Example Resource for the challenge "Develop the Oracle of DSCOVR"

The data files in this repository contain measurements from the DSCOVR PlasMAG instrument suite, recorded in the solar wind near the Earth-Sun L1 Lagrange Point between 2016 and present day.

Each file corresponds to one year of measurements. The measurements themselves have been condensed and decimated to a cadence of one measurement set per minute.

DSCOVR PlasMAG 2016 Data

DSCOVR PlasMAG 2017 Data

DSCOVR PlasMAG 2018 Data

DSCOVR PlasMAG 2019 Data

DSCOVR PlasMAG 2020 Data

DSCOVR PlasMAG 2021 Data

DSCOVR PlasMAG 2022 Data

DSCOVR PlasMAG 2023 Data

These data are provided in a human-readable text format, with one one-minute measurement set per line. The measurements that comprise each set are separated by commas.

What is in a measurement set?

Each line begins (column 0) with a date and time in Coordinated Universal Time (UTC), formatted like YYYY-MM-DD hh:mm:ss. So, for example, October 7, 2023 at 9:00 a.m in Greenwich, England, would be written 2023-10-07 09:00:00.

The next three values in the line (columns 1-3) represent components of the magnetic field vector that was measured at this time. They are expressed in units of nanoTesla (nT) and provided in the Geocentric Solar Ecliptic reference frame (GSE).
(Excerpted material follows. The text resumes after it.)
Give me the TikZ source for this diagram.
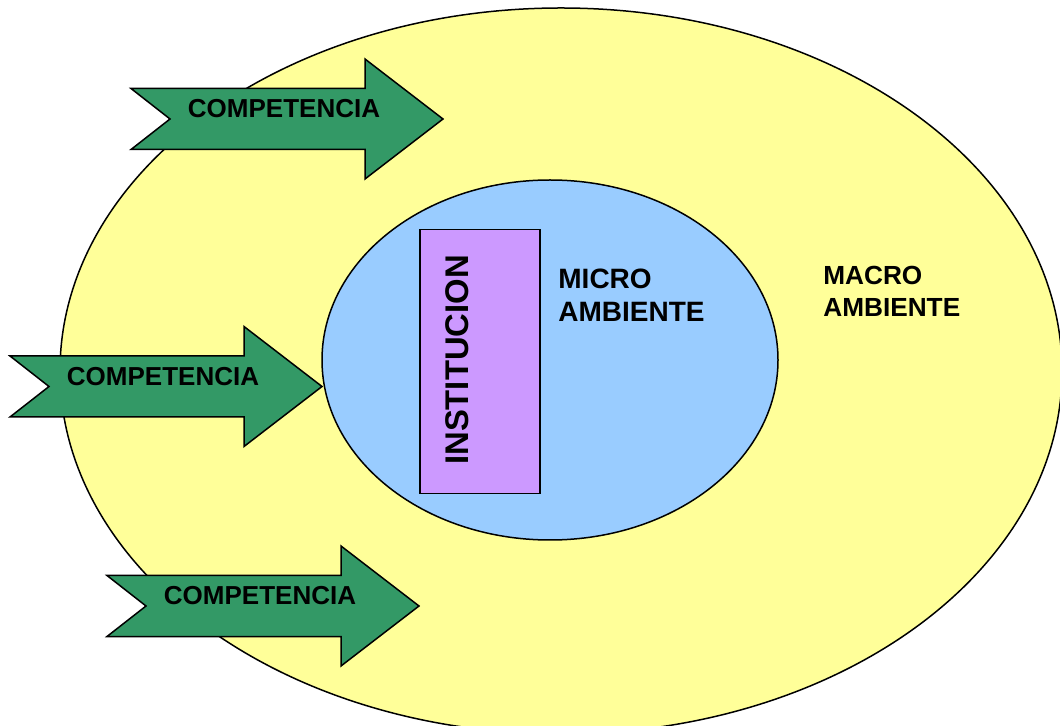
\documentclass[tikz,border=0pt]{standalone}
\usepackage{fontspec}
\setmainfont{Liberation Sans}
\usetikzlibrary{shapes.geometric,positioning,calc}
\definecolor{amarillo}{HTML}{FFFF99}
\definecolor{celeste}{HTML}{99CCFF}
\definecolor{lila}{HTML}{CC99FF}
\definecolor{verde}{HTML}{339966}
\tikzset{
  elipse/.style={ellipse, draw, line width=0.75pt, inner sep=0pt},
  flechaverde/.style={draw, fill=verde, line width=0.75pt, line join=miter},
  rotulo/.style={font=\fontsize{13}{15}\selectfont\bfseries, inner sep=0pt},
  ambiente/.style={font=\fontsize{14}{16.5}\selectfont\bfseries, inner sep=0pt, align=left, anchor=base west}
}
% flecha con cola dentada: x y del extremo de la cola, nombre del rotulo
\newcommand{\flecha}[3]{%
  \draw[flechaverde] (#1,#2) ++(0,-30.5) -- ++(234,0) -- ++(0,-29.5) -- ++(78,60)
    -- ++(-78,60) -- ++(0,-29.5) -- ++(-234,0) -- ++(39,-30.5) -- cycle;
  \node[rotulo] (#3) at ($(#1,#2)+(153,-10)$) {COMPETENCIA};}

\begin{document}
\begin{tikzpicture}[x=0.5pt, y=-0.5pt]
      \useasboundingbox (0,0) rectangle (1060,726);
      \clip (0,0) rectangle (1060,726);

      \node[elipse, fill=amarillo, minimum width=501pt, minimum height=363pt] (macro) at (561,371) {};
      \node[elipse, fill=celeste, minimum width=228pt, minimum height=180pt] (micro) at (550,360) {};
      \node[draw, line width=0.75pt, fill=lila, minimum width=60pt, minimum height=132pt,
            inner sep=0pt, anchor=north west] (inst) at (419,229) {};

      \node[rotulo, font=\fontsize{16.4}{18}\selectfont\bfseries, rotate=90] (insttxt) at (457,360) {INSTITUCION};
      \node[ambiente] (microtxt) at (558,322) {MICRO\\AMBIENTE};
      \node[ambiente, font=\fontsize{13.1}{16}\selectfont\bfseries] (macrotxt) at (823,317) {MACRO\\AMBIENTE};

      \flecha{131}{119}{comp1}
      \flecha{10}{386.5}{comp2}
      \flecha{107}{606}{comp3}
\end{tikzpicture}
\end{document}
The last fifty values (columns 4-53) represent a "raw" measurement spectrum from the Faraday cup plasma detector. Each value corresponds to the flux, or flow strength, of the solar wind in a particular range of energies (or flow speeds). These numbers are not calibrated or converted-- they are dimensionless numbers as encoded in the instrument computer.
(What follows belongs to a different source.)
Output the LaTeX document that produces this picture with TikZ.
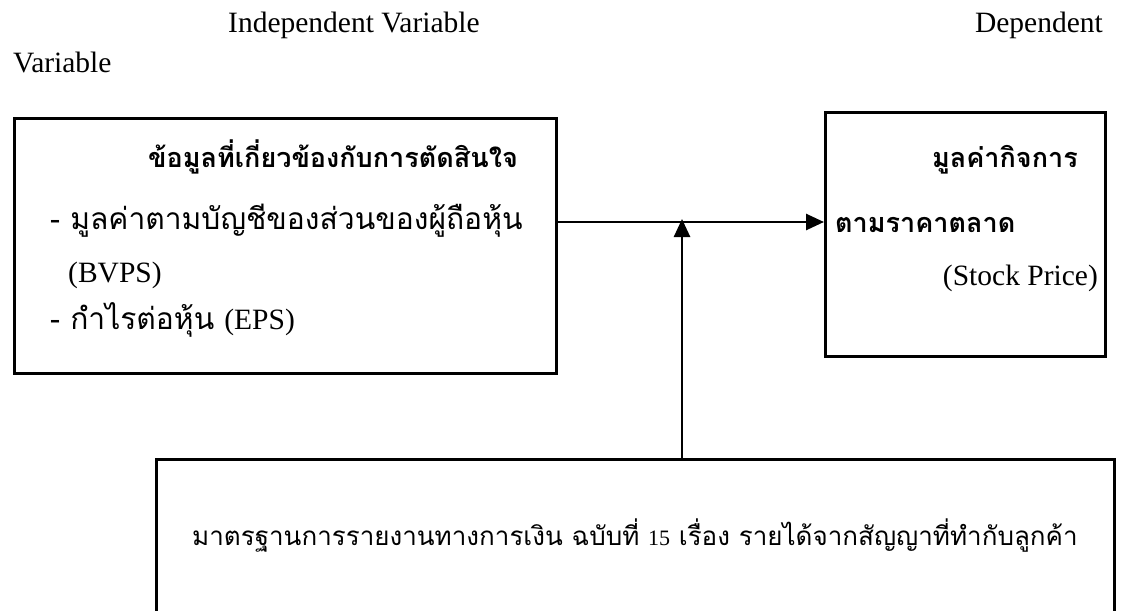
\documentclass[tikz,border=0pt]{standalone}
\usepackage{fontspec}
\setmainfont{Liberation Serif}
\newfontfamily\thai[Script=Thai]{Loma}
\usetikzlibrary{arrows.meta}
\begin{document}
\begin{tikzpicture}[x=1pt,y=-1pt,
  box/.style={draw, line width=2.6pt, inner sep=0pt, anchor=north west},
  lat/.style={font=\fontsize{29.5}{29.5}\selectfont, inner sep=0pt, anchor=base west},
  th/.style={font=\fontsize{30}{30}\selectfont\thai, inner sep=0pt, anchor=base west},
  thb/.style={font=\fontsize{27}{27}\selectfont\thai\bfseries, inner sep=0pt, anchor=base west},
  thbot/.style={font=\fontsize{26}{26}\selectfont\thai, inner sep=0pt, anchor=base west},
  conn/.style={line width=2.6pt, -{Triangle[length=18pt,width=16pt]}}]
\clip (0,0) rectangle (1129,610);
\useasboundingbox (0,0) rectangle (1129,610);
\fill[white] (0,0) rectangle (1129,610);
% boxes
\node[box, minimum width=542pt, minimum height=255pt] (indep) at (13,117) {};
\node[box, minimum width=280pt, minimum height=244pt] (dep) at (824,111) {};
\node[box, minimum width=958pt, minimum height=200pt] (std) at (155,458) {};
% headings
\node[lat] (iv) at (228,33) {Independent Variable};
\node[lat, anchor=base east] (dv) at (1103,33) {Dependent};
\node[lat] (v2) at (13,72) {Variable};
% left box text
\node[thb] (t1) at (148,167) {ข้อมูลที่เกี่ยวข้องกับการตัดสินใจ};
\node[th] (t2) at (50,229) {- มูลค่าตามบัญชีของส่วนของผู้ถือหุ้น};
\node[lat] (t3) at (68,282) {(BVPS)};
\node[th] (t4) at (50,329) {- กำไรต่อหุ้น {\rmfamily\fontsize{29.5}{29.5}\selectfont (EPS)}};
% right box text
\node[thb, anchor=base east] (r1) at (1078,167) {มูลค่ากิจการ};
\node[thb] (r2) at (835,232) {ตามราคาตลาด};
\node[lat, anchor=base east] (r3) at (1098,285) {(Stock Price)};
% bottom box text
\node[thbot] (b1) at (192,545) {มาตรฐานการรายงานทางการเงิน ฉบับที่ {\rmfamily\fontsize{22}{22}\selectfont 15} เรื่อง รายได้จากสัญญาที่ทำกับลูกค้า};
% connectors
\coordinate (j) at (682,222);
\draw[conn] (indep.east |- j) -- (dep.west |- j);
\draw[conn, shorten >=-3pt] (std.north -| j) -- (j);
\end{tikzpicture}
\end{document}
Why are some of the numbers zero?

The PlasMAG detectors do not take data all of the time, and the Faraday cup does not make measurements over its full range every minute. Whenever and wherever no data are available, the field is filled in with an integer 0. We recommend converting these to "NaN" in your computing environment after you load the data.
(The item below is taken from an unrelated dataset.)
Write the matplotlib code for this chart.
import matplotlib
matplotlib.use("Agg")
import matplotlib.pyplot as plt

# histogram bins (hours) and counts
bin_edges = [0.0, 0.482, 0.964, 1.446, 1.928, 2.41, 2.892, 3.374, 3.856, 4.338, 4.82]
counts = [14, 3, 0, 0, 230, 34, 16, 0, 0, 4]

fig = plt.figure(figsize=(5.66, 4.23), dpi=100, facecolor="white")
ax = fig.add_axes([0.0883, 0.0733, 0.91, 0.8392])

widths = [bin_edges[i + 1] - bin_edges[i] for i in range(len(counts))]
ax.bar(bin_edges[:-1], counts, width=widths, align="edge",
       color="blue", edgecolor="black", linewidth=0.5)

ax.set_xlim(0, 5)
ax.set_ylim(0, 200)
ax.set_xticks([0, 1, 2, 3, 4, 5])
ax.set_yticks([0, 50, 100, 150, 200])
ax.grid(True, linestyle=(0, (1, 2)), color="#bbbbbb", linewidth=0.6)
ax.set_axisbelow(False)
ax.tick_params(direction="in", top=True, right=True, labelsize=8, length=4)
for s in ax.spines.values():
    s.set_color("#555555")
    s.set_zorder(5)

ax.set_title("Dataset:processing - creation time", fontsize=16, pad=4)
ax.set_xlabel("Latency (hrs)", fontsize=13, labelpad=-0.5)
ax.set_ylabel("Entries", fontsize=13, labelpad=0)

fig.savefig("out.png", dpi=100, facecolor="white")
How should I load these data?

These data have been formatted to be as accessible as possible, no matter what tools you prefer to use. One particularly simple and likely popular option, however, will be to use python with pandas dataframes, like this:

import pandas
data = pandas.read_csv("dsc_fc_summed_spectra_2016_v01.csv", \
delimiter = ',', parse_dates=[0], \
infer_datetime_format=True, na_values='0', \
header = None)